The topic of the conference was the meaning of primacy both in terms of the primacy of a mother church and the meaning of episcopal, regional and universal primacy. The topic is pertinent to the ecclesiological crisis in the Anglican world. The Orthodox world is split into competing jurisdictions which means that a given city may have as a dozen or so different Orthodox bishops. The Orthodox are painfully aware of the negative impact of this reality on mission. There is also a hot discussion in the Orthodox world about whether the Ecumenical Patriarch, the first among equals of all the Orthodox primates, should be the bishop of an old imperial capital with a dwindling flock and who is compromised by the interference of a government hostile to Christianity.

The first speaker was Metropolitan Phillip (Saliba) of the Antiochian Orthodox Christian Archdiocese of North America. This is the Orthodox jurisdiction that has ordained a number of former Evangelicals including Peter Gilchrist, the former Intervarsity worker. They have also developed a Western rite liturgy that is oriented toward former Anglicans. His topic was “Canon 28 of the 4th Ecumenical Council at Chalcedon in 451, Relevant or Irrelevant Today?” Canon 28 of the Council proclaimed that Constantinople as the new Imperial capital or the New Rome should have the same dignity and authority as the old Rome in ecclesiastical matters and that the Metropolitan of Constantinople should be Patriarch and Primate of the churches in the old Eastern Roman provinces and that all the metropolitans of these provinces should be ordained by him. Metropolitan Phillip identified three kinds of canons; dogmatic canons, contextual canons and dead canons. He identified as dead canons several canons that were essentially anti-Semitic including a canon that forbade the Orthodox to consult Jewish doctors or bathe with Jews. He said that he had Jewish doctors and also bathed in the ocean where certainly Jews had bathed and so had run afoul of these “dead canons.” Dogmatic canons are things such as canons defining the Incarnation. Contextual canons are canons developed to respond to particular historical situations and ++Phillip put Canon 28 in this category. He pronounced the idea of Rome, second Rome (Constantinople) and third Rome (as Moscow is called) “absurd.” These sees have had pre-eminence in the past because of their political significance. These canons defining their primacy have been historical and administrative and they are no longer relevant. Jerusalem alone has a claim to primacy which is not contingent on changing historical and political circumstances.
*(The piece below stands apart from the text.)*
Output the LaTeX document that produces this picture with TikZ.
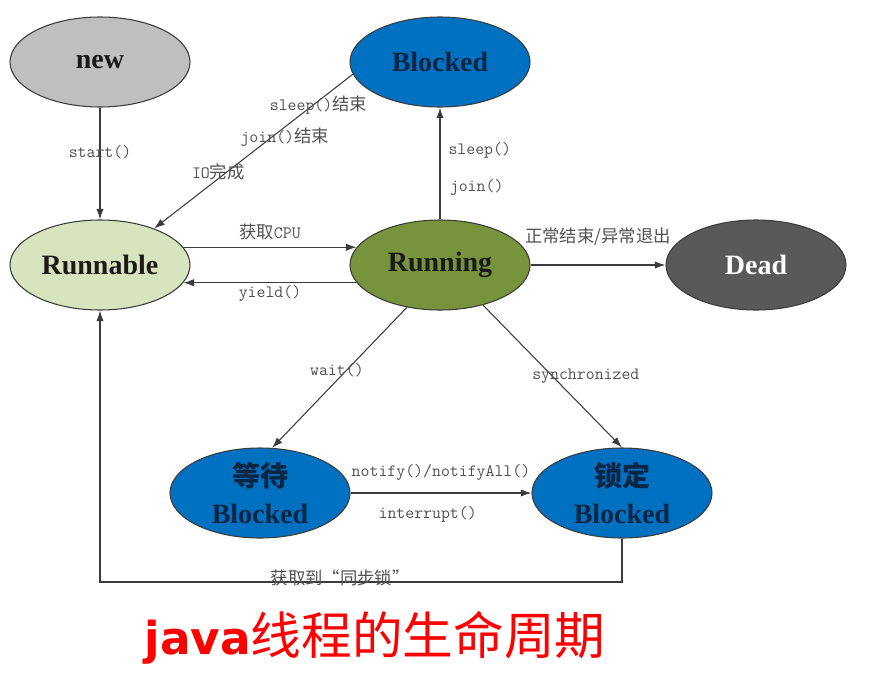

The application of Canon 28 in North America has created chaos and led to a proliferation of competing jurisdictions. Metropolitan Phillip gave a very scathing indictment of the ethnocentrism of Orthodoxy in North American and their lack of missionary and evangelical zeal. He spoke very forcefully against the notion of the Orthodox in North America as a diaspora. This concept encourages overlapping Orthodox jurisdictions. He spoke of the need for a united Orthodox jurisdiction in North America and of the failures of SCOBA (Standing Committee of Orthodox Bishops in America). He ended by saying that the church in North America was mature enough to govern itself and should not be organized ethnically and encouraged the beginning of unity with the clergy and laity on the local level. He called for the creation of an inter-Orthodox commission in Geneva to vigorously address these problems.

As an aside in his lecture Metropolitan Phillip told the story of Peter Gilchrist coming to him. It was very moving story told with great humility by a man with a warm missionary heart who felt that the Lord was presenting him with a clear challenge to respond to the Great Commision.

After each talk there was a time of questions and answers. There were a number of thoughtful comments but I noted the response of Metropolitan Kallistos Ware who is one of the most widely published Orthodox authors in English. He has been a long time Oxford Don and supervised the thesis of Rowan Williams among others. His comment was that the purpose of the church is to celebrate the Eucharist which unites all people of all races. He said that the Orthodox needed to get away from autocephalous ecclesiology (each national church as independent and self-governing) and should not practice canonical fundamentalism, taking canons out of context.